> _Source excerpt_
══════

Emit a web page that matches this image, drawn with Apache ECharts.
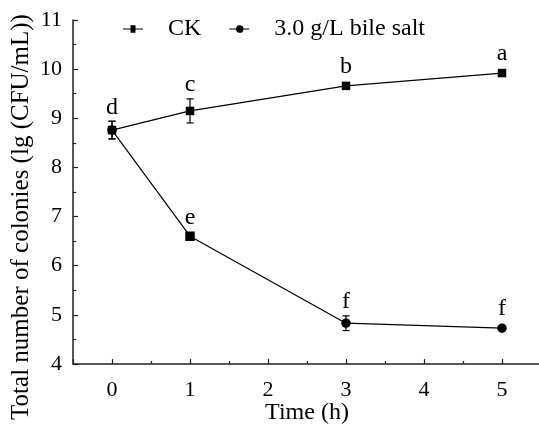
<!DOCTYPE html>
<html><head><meta charset="utf-8">
<script src="https://cdn.jsdelivr.net/npm/echarts@6/dist/echarts.min.js"></script>
<style>html,body{margin:0;padding:0;background:#fff}#c{width:539px;height:433px}</style>
</head><body><div id="c"></div>
<script>
const times = [0, 1, 3, 5];
const ckValues = [8.76, 9.15, 9.66, 9.92];
const ckErrors = [0.18, 0.245, 0.04, 0.04];
const ckLetters = ['d', 'c', 'b', 'a'];
const bileValues = [8.76, 6.60, 4.83, 4.73];
const bileErrors = [0.18, 0.04, 0.15, 0.04];
const bileLetters = ['', 'e', 'f', 'f'];
const seriesNames = ['CK', '3.0 g/L bile salt'];

const FONT = 'Liberation Serif';
const chart = echarts.init(document.getElementById('c'), null, {renderer: 'canvas'});

function errData(vals, errs) {
  return times.map((t, i) => [t, vals[i], errs[i]]);
}
function errRender(params, api) {
  const x = api.value(0), y = api.value(1), e = api.value(2);
  const top = api.coord([x, y + e]);
  const bot = api.coord([x, y - e]);
  const cw = 3.5;
  const st = {stroke: '#000', lineWidth: 1.2};
  return {type: 'group', children: [
    {type: 'line', shape: {x1: top[0], y1: top[1], x2: bot[0], y2: bot[1]}, style: st},
    {type: 'line', shape: {x1: top[0] - cw, y1: top[1], x2: top[0] + cw, y2: top[1]}, style: st},
    {type: 'line', shape: {x1: bot[0] - cw, y1: bot[1], x2: bot[0] + cw, y2: bot[1]}, style: st}
  ]};
}
let letterSeriesMap = {};
function letterRender(params, api) {
  const x = api.value(0), y = api.value(1), e = api.value(2);
  const txt = letterSeriesMap[params.seriesIndex][params.dataIndex];
  if (!txt) return null;
  const c = api.coord([x, y]);
  const t = api.coord([x, y + e]);
  const topY = Math.min(t[1], c[1] - 5) - 2;
  return {type: 'text', x: c[0], y: topY, style: {text: txt, fill: '#000', font: '24px "' + FONT + '"', align: 'center', verticalAlign: 'bottom'}};
}

const bileData = times.map((t, i) => {
  const d = {value: [t, bileValues[i]]};
  if (i === 1) d.symbol = 'rect';
  return d;
});

const option = {
  animation: false,
  backgroundColor: '#fff',
  textStyle: {fontFamily: FONT, color: '#000'},
  grid: {left: 73, right: -2, top: 20, bottom: 69, containLabel: false, outerBoundsMode: 'none'},
  legend: {
    data: [{name: seriesNames[0], icon: 'path://M0,4 L9,4 L9,0 L15,0 L15,4 L24,4 L24,5 L15,5 L15,9 L9,9 L9,5 L0,5 Z'},
           {name: seriesNames[1], icon: 'path://M0,4 L8,4 A4.5,4.5 0 1,1 8,5 L0,5 Z M16,4 L24,4 L24,5 L16,5 Z'}],
    left: 118, top: 12, itemWidth: 20, itemHeight: 8, itemGap: 28,
    textStyle: {fontFamily: FONT, fontSize: 24, color: '#000', padding: [0, 0, 0, 20]}
  },
  xAxis: {
    type: 'value', min: -0.5, max: 5.5,
    name: 'Time (h)', nameLocation: 'middle', nameGap: 37, nameMoveOverlap: false,
    nameTextStyle: {fontFamily: FONT, fontSize: 24, color: '#000'},
    axisLine: {show: true, onZero: false, lineStyle: {color: '#222', width: 1.5}},
    axisTick: {show: true, inside: true, length: 5, lineStyle: {color: '#222', width: 1.2}},
    minorTick: {show: true, splitNumber: 2, length: 3, lineStyle: {color: '#222', width: 1.2}},
    axisLabel: {fontFamily: FONT, fontSize: 22, color: '#000', margin: 15, showMinLabel: false, showMaxLabel: false},
    splitLine: {show: false}
  },
  yAxis: {
    type: 'value', min: 4, max: 11, interval: 1,
    name: 'Total number of colonies (lg (CFU/mL))', nameLocation: 'middle', nameGap: 39, nameMoveOverlap: false,
    nameTextStyle: {fontFamily: FONT, fontSize: 25, color: '#000', padding: [0, 50, 0, 0]},
    axisLine: {show: true, onZero: false, lineStyle: {color: '#222', width: 1.5}},
    axisTick: {show: true, inside: true, length: 5, lineStyle: {color: '#222', width: 1.2}},
    minorTick: {show: true, splitNumber: 2, length: 3, lineStyle: {color: '#222', width: 1.2}},
    axisLabel: {fontFamily: FONT, fontSize: 22, color: '#000', margin: 11},
    splitLine: {show: false}
  },
  series: [
    {type: 'custom', name: 'errCK', renderItem: errRender, data: errData(ckValues, ckErrors), z: 1, silent: true},
    {type: 'custom', name: 'errBile', renderItem: errRender, data: errData(bileValues, bileErrors), z: 1, silent: true},
    {type: 'line', name: seriesNames[0], data: times.map((t, i) => [t, ckValues[i]]), symbol: 'rect', symbolSize: 8.5,
     itemStyle: {color: '#000'}, lineStyle: {color: '#000', width: 1.2}, z: 3},
    {type: 'line', name: seriesNames[1], data: bileData, symbol: 'circle', symbolSize: 9.5,
     itemStyle: {color: '#000'}, lineStyle: {color: '#000', width: 1.2}, z: 3},
    {type: 'custom', name: 'lettersCK', renderItem: letterRender, data: errData(ckValues, ckErrors), z: 4, silent: true},
    {type: 'custom', name: 'lettersBile', renderItem: letterRender, data: errData(bileValues, bileErrors), z: 4, silent: true}
  ]
};
letterSeriesMap = {4: ckLetters, 5: bileLetters};
chart.setOption(option);
</script>
</body></html>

══════

> _Goal_
Write out the material above again, word for word, minus its pictures.

> _Correct output_
Emit a web page that matches this image, drawn with Apache ECharts.
<!DOCTYPE html>
<html><head><meta charset="utf-8">
<script src="https://cdn.jsdelivr.net/npm/echarts@6/dist/echarts.min.js"></script>
<style>html,body{margin:0;padding:0;background:#fff}#c{width:539px;height:433px}</style>
</head><body><div id="c"></div>
<script>
const times = [0, 1, 3, 5];
const ckValues = [8.76, 9.15, 9.66, 9.92];
const ckErrors = [0.18, 0.245, 0.04, 0.04];
const ckLetters = ['d', 'c', 'b', 'a'];
const bileValues = [8.76, 6.60, 4.83, 4.73];
const bileErrors = [0.18, 0.04, 0.15, 0.04];
const bileLetters = ['', 'e', 'f', 'f'];
const seriesNames = ['CK', '3.0 g/L bile salt'];

const FONT = 'Liberation Serif';
const chart = echarts.init(document.getElementById('c'), null, {renderer: 'canvas'});

function errData(vals, errs) {
  return times.map((t, i) => [t, vals[i], errs[i]]);
}
function errRender(params, api) {
  const x = api.value(0), y = api.value(1), e = api.value(2);
  const top = api.coord([x, y + e]);
  const bot = api.coord([x, y - e]);
  const cw = 3.5;
  const st = {stroke: '#000', lineWidth: 1.2};
  return {type: 'group', children: [
    {type: 'line', shape: {x1: top[0], y1: top[1], x2: bot[0], y2: bot[1]}, style: st},
    {type: 'line', shape: {x1: top[0] - cw, y1: top[1], x2: top[0] + cw, y2: top[1]}, style: st},
    {type: 'line', shape: {x1: bot[0] - cw, y1: bot[1], x2: bot[0] + cw, y2: bot[1]}, style: st}
  ]};
}
let letterSeriesMap = {};
function letterRender(params, api) {
  const x = api.value(0), y = api.value(1), e = api.value(2);
  const txt = letterSeriesMap[params.seriesIndex][params.dataIndex];
  if (!txt) return null;
  const c = api.coord([x, y]);
  const t = api.coord([x, y + e]);
  const topY = Math.min(t[1], c[1] - 5) - 2;
  return {type: 'text', x: c[0], y: topY, style: {text: txt, fill: '#000', font: '24px "' + FONT + '"', align: 'center', verticalAlign: 'bottom'}};
}

const bileData = times.map((t, i) => {
  const d = {value: [t, bileValues[i]]};
  if (i === 1) d.symbol = 'rect';
  return d;
});

const option = {
  animation: false,
  backgroundColor: '#fff',
  textStyle: {fontFamily: FONT, color: '#000'},
  grid: {left: 73, right: -2, top: 20, bottom: 69, containLabel: false, outerBoundsMode: 'none'},
  legend: {
    data: [{name: seriesNames[0], icon: 'path://M0,4 L9,4 L9,0 L15,0 L15,4 L24,4 L24,5 L15,5 L15,9 L9,9 L9,5 L0,5 Z'},
           {name: seriesNames[1], icon: 'path://M0,4 L8,4 A4.5,4.5 0 1,1 8,5 L0,5 Z M16,4 L24,4 L24,5 L16,5 Z'}],
    left: 118, top: 12, itemWidth: 20, itemHeight: 8, itemGap: 28,
    textStyle: {fontFamily: FONT, fontSize: 24, color: '#000', padding: [0, 0, 0, 20]}
  },
  xAxis: {
    type: 'value', min: -0.5, max: 5.5,
    name: 'Time (h)', nameLocation: 'middle', nameGap: 37, nameMoveOverlap: false,
    nameTextStyle: {fontFamily: FONT, fontSize: 24, color: '#000'},
    axisLine: {show: true, onZero: false, lineStyle: {color: '#222', width: 1.5}},
    axisTick: {show: true, inside: true, length: 5, lineStyle: {color: '#222', width: 1.2}},
    minorTick: {show: true, splitNumber: 2, length: 3, lineStyle: {color: '#222', width: 1.2}},
    axisLabel: {fontFamily: FONT, fontSize: 22, color: '#000', margin: 15, showMinLabel: false, showMaxLabel: false},
    splitLine: {show: false}
  },
  yAxis: {
    type: 'value', min: 4, max: 11, interval: 1,
    name: 'Total number of colonies (lg (CFU/mL))', nameLocation: 'middle', nameGap: 39, nameMoveOverlap: false,
    nameTextStyle: {fontFamily: FONT, fontSize: 25, color: '#000', padding: [0, 50, 0, 0]},
    axisLine: {show: true, onZero: false, lineStyle: {color: '#222', width: 1.5}},
    axisTick: {show: true, inside: true, length: 5, lineStyle: {color: '#222', width: 1.2}},
    minorTick: {show: true, splitNumber: 2, length: 3, lineStyle: {color: '#222', width: 1.2}},
    axisLabel: {fontFamily: FONT, fontSize: 22, color: '#000', margin: 11},
    splitLine: {show: false}
  },
  series: [
    {type: 'custom', name: 'errCK', renderItem: errRender, data: errData(ckValues, ckErrors), z: 1, silent: true},
    {type: 'custom', name: 'errBile', renderItem: errRender, data: errData(bileValues, bileErrors), z: 1, silent: true},
    {type: 'line', name: seriesNames[0], data: times.map((t, i) => [t, ckValues[i]]), symbol: 'rect', symbolSize: 8.5,
     itemStyle: {color: '#000'}, lineStyle: {color: '#000', width: 1.2}, z: 3},
    {type: 'line', name: seriesNames[1], data: bileData, symbol: 'circle', symbolSize: 9.5,
     itemStyle: {color: '#000'}, lineStyle: {color: '#000', width: 1.2}, z: 3},
    {type: 'custom', name: 'lettersCK', renderItem: letterRender, data: errData(ckValues, ckErrors), z: 4, silent: true},
    {type: 'custom', name: 'lettersBile', renderItem: letterRender, data: errData(bileValues, bileErrors), z: 4, silent: true}
  ]
};
letterSeriesMap = {4: ckLetters, 5: bileLetters};
chart.setOption(option);
</script>
</body></html>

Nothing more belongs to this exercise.